Using the data below, copy every line that contains the word "chart".

(Records with drawing code)
+-------+

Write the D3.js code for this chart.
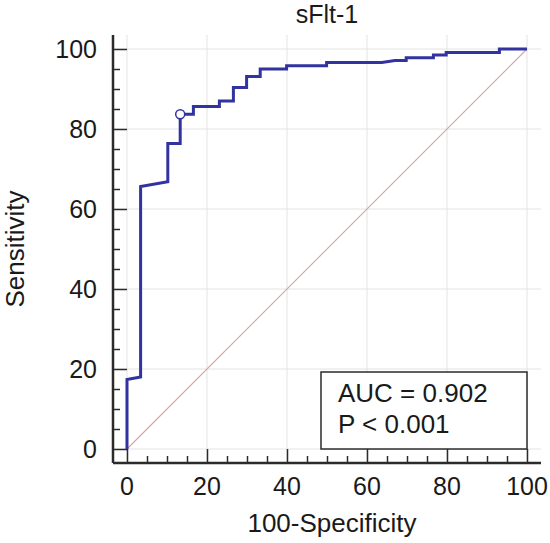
<!DOCTYPE html>
<html>
<head>
<meta charset="utf-8">
<script src="https://cdn.jsdelivr.net/npm/d3@7"></script>
<style>
  html, body { margin: 0; padding: 0; background: #fff; }
  svg { display: block; font-family: "Liberation Sans", Arial, sans-serif; }
</style>
</head>
<body>
<svg id="chart" width="550" height="543"></svg>
<script>
// ---- data ----
const title = "sFlt-1";
const xLabel = "100-Specificity";
const yLabel = "Sensitivity";
const fpr = [0, 0, 3.4, 3.4, 10.2, 10.2, 13.3, 13.3, 16.6, 16.6, 23.1, 23.1, 26.6, 26.6, 29.9, 29.9, 33.3, 33.3, 39.9, 39.9, 49.9, 49.9, 63.7, 67.0, 69.8, 69.8, 76.6, 76.6, 79.8, 79.8, 93.1, 93.1, 100];
const tpr = [0, 17.4, 18.0, 65.6, 66.8, 76.4, 76.4, 83.7, 83.7, 85.6, 85.6, 87.0, 87.0, 90.4, 90.4, 93.1, 93.1, 95.0, 95.0, 95.8, 95.8, 96.6, 96.6, 97.1, 97.1, 97.8, 97.8, 98.5, 98.5, 99.1, 99.1, 100, 100];
const cutoff = [13.3, 83.7];
const majorTicks = [0, 20, 40, 60, 80, 100];
const minorTicks = [5, 10, 15, 25, 30, 35, 45, 50, 55, 65, 70, 75, 85, 90, 95];
const legendLines = ["AUC = 0.902", "P < 0.001"];

// ---- layout ----
const svg = d3.select("#chart");
const x = d3.scaleLinear().domain([-3.5, 103.5]).range([113, 541]);
const y = d3.scaleLinear().domain([-3.5, 103.5]).range([463, 35]);
const fsTick = 25, fsTitle = 26;
const textColor = "#1a1a1a";

// gridlines
const grid = svg.append("g");
grid.selectAll(".gx").data(majorTicks).join("line")
  .attr("x1", d => x(d)).attr("x2", d => x(d))
  .attr("y1", y.range()[1]).attr("y2", y.range()[0])
  .attr("stroke", "#e3e3e3").attr("stroke-width", 1);
grid.selectAll(".gy").data(majorTicks).join("line")
  .attr("y1", d => y(d)).attr("y2", d => y(d))
  .attr("x1", x.range()[0]).attr("x2", x.range()[1])
  .attr("stroke", "#e3e3e3").attr("stroke-width", 1);

// diagonal reference line
svg.append("line")
  .attr("x1", x(0)).attr("y1", y(0)).attr("x2", x(100)).attr("y2", y(100))
  .attr("stroke", "#d3a3a3").attr("stroke-width", 1.1);

// axes
const axisColor = "#2b2b2b";
const xAxis = svg.append("g").attr("transform", `translate(0,${y(-3.5)})`)
  .call(d3.axisTop(x).tickValues(majorTicks).tickSize(14).tickFormat(""));
const xAxisMinor = svg.append("g").attr("transform", `translate(0,${y(-3.5)})`)
  .call(d3.axisTop(x).tickValues(minorTicks).tickSize(7).tickFormat(""));
const yAxis = svg.append("g").attr("transform", `translate(${x(-3.5)},0)`)
  .call(d3.axisRight(y).tickValues(majorTicks).tickSize(14).tickFormat(""));
const yAxisMinor = svg.append("g").attr("transform", `translate(${x(-3.5)},0)`)
  .call(d3.axisRight(y).tickValues(minorTicks).tickSize(7).tickFormat(""));
[xAxis, xAxisMinor, yAxis, yAxisMinor].forEach(g => {
  g.select(".domain").attr("stroke", axisColor).attr("stroke-width", 2.5);
  g.selectAll(".tick line").attr("stroke", axisColor).attr("stroke-width", 1.5);
});
[xAxisMinor, yAxisMinor].forEach(g => g.select(".domain").remove());
xAxis.select(".domain").attr("d", `M${x.range()[0]},0H${x.range()[1]}`);
yAxis.select(".domain").attr("d", `M0,${y.range()[0]}V${y.range()[1]}`);

// tick labels
svg.append("g").selectAll("text").data(majorTicks).join("text")
  .attr("x", d => x(d)).attr("y", 495)
  .attr("text-anchor", "middle").attr("font-size", fsTick).attr("fill", textColor)
  .text(d => d);
svg.append("g").selectAll("text").data(majorTicks).join("text")
  .attr("x", 97).attr("y", d => y(d) + 9)
  .attr("text-anchor", "end").attr("font-size", fsTick).attr("fill", textColor)
  .text(d => d);

// axis titles
svg.append("text").attr("x", 332).attr("y", 532)
  .attr("text-anchor", "middle").attr("font-size", fsTitle).attr("fill", textColor)
  .text(xLabel);
svg.append("text").attr("transform", `translate(24,249) rotate(-90)`)
  .attr("text-anchor", "middle").attr("font-size", fsTitle).attr("fill", textColor)
  .text(yLabel);
svg.append("text").attr("x", 327).attr("y", 23)
  .attr("text-anchor", "middle").attr("font-size", fsTick).attr("fill", textColor)
  .text(title);

// ROC curve
const pts = fpr.map((f, i) => [f, tpr[i]]);
svg.append("path").datum(pts)
  .attr("d", d3.line().x(d => x(d[0])).y(d => y(d[1])))
  .attr("fill", "none").attr("stroke", "#3333a0").attr("stroke-width", 3)
  .attr("stroke-linejoin", "miter");

// cutoff marker
svg.append("circle").attr("cx", x(cutoff[0])).attr("cy", y(cutoff[1])).attr("r", 4.5)
  .attr("fill", "#fff").attr("stroke", "#3333a0").attr("stroke-width", 1.5);

// legend box
const lg = svg.append("g");
lg.append("rect").attr("x", 321).attr("y", 372).attr("width", 206).attr("height", 77)
  .attr("fill", "#fff").attr("stroke", "#2b2b2b").attr("stroke-width", 1.5);
lg.selectAll("text").data(legendLines).join("text")
  .attr("x", 338).attr("y", (d, i) => 402 + i * 31)
  .attr("font-size", fsTitle).attr("fill", textColor)
  .text(d => d);
</script>
</body>
</html>
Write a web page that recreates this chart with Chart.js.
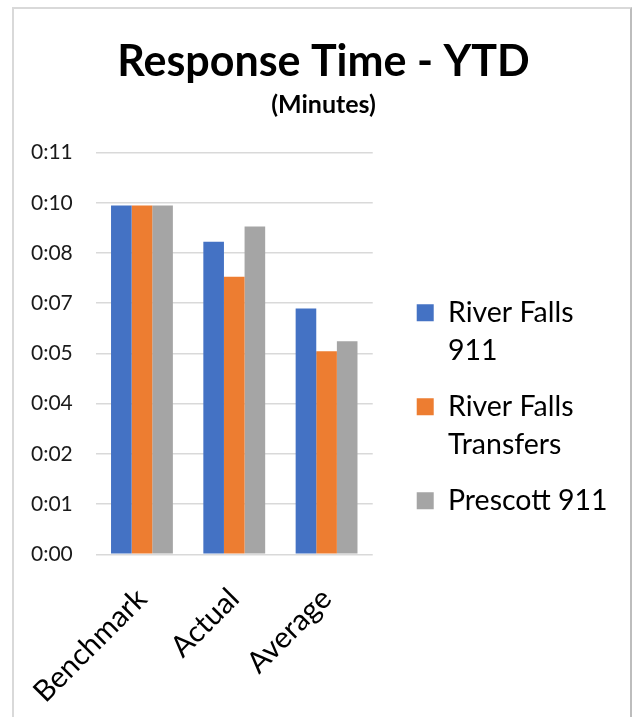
<!DOCTYPE html>
<html><head><meta charset="utf-8">
<script src="https://cdn.jsdelivr.net/npm/chart.js@4.4.0/dist/chart.umd.min.js"></script>
<style>
html,body{margin:0;padding:0;background:#fff;}
#wrap{position:absolute;left:0;top:0;width:636px;height:717px;}
#frame{position:absolute;left:12px;top:7px;width:620px;height:730px;border-left:2px solid #d9d9d9;border-top:2px solid #d9d9d9;border-right:2px solid #bdbdbd;box-sizing:border-box;pointer-events:none;}
</style></head><body>
<div id="wrap"><canvas id="c" width="636" height="717"></canvas></div>
<div id="frame"></div>
<script>
const categories = ['Benchmark', 'Actual', 'Average'];
const seriesNames = [['River Falls', '911'], ['River Falls', 'Transfers'], ['Prescott 911']];
const riverFalls911 = [10.0, 8.96, 7.05];
const riverFallsTransfers = [10.0, 7.96, 5.82];
const prescott911 = [10.0, 9.40, 6.11];
const tickValues = [0, 1.44, 2.88, 4.32, 5.76, 7.2, 8.64, 10.08, 11.52];
const tickLabels = ['0:00', '0:01', '0:02', '0:04', '0:05', '0:07', '0:08', '0:10', '0:11'];
const colors = ['#4472C4', '#ED7D31', '#A5A5A5'];

const FONT = 'Lato';
const seriesValues = [riverFalls911, riverFallsTransfers, prescott911];

const chart = new Chart(document.getElementById('c'), {
  type: 'bar',
  data: {
    labels: categories,
    datasets: seriesValues.map((vals, i) => ({
      label: seriesNames[i],
      data: vals,
      backgroundColor: colors[i],
      borderWidth: 0,
      categoryPercentage: 0.67,
      barPercentage: 1.0
    }))
  },
  options: {
    responsive: false,
    animation: false,
    layout: { padding: { left: 29.4, right: 18.4, top: 36, bottom: 0 } },
    plugins: {
      title: { display: true, text: 'Response Time - YTD', color: '#000',
        font: { family: FONT, size: 43, weight: 'bold', lineHeight: 1.2 }, padding: { top: 0, bottom: 2 } },
      subtitle: { display: true, text: '(Minutes)', color: '#000',
        font: { family: FONT, size: 25, weight: 'bold', lineHeight: 1.2 }, padding: { top: 0, bottom: 33 } },
      legend: {
        position: 'right',
        maxWidth: 280,
        title: { display: true, text: '', padding: { top: 69, bottom: 0 }, font: { size: 1, lineHeight: 1 } },
        labels: { color: '#000', font: { family: FONT, size: 28.5, lineHeight: 1.333 },
          boxWidth: 17, boxHeight: 17, padding: 18 }
      },
      tooltip: { enabled: false }
    },
    scales: {
      x: {
        grid: { display: false }, border: { display: false },
        afterFit: (s) => { s.paddingLeft = 0; s.paddingRight = 0; s.height = 162.7; },
        ticks: { color: '#000', font: { family: FONT, size: 29.5 }, minRotation: 45, maxRotation: 45, padding: 19 }
      },
      y: {
        min: 0, max: 11.52,
        afterBuildTicks: (axis) => { axis.ticks = tickValues.map(v => ({ value: v })); },
        afterFit: (s) => { s.width = 66.4; },
        grid: { color: '#d9d9d9', lineWidth: 1.5, drawTicks: false },
        border: { display: false },
        ticks: { color: '#1a1a1a', font: { family: FONT, size: 21 }, padding: 23,
          callback: (v, i) => tickLabels[i] }
      },
      gap: {
        type: 'linear', position: 'right', display: true,
        grid: { display: false }, border: { display: false }, ticks: { display: false },
        afterFit: (s) => { s.width = 26; }
      }
    }
  }
});
</script>
</body></html>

+-------+

### Task response:
Write the D3.js code for this chart.
<svg id="chart" width="550" height="543"></svg>
const svg = d3.select("#chart");
Write a web page that recreates this chart with Chart.js.
<script src="https://cdn.jsdelivr.net/npm/chart.js@4.4.0/dist/chart.umd.min.js"></script>
const chart = new Chart(document.getElementById('c'), {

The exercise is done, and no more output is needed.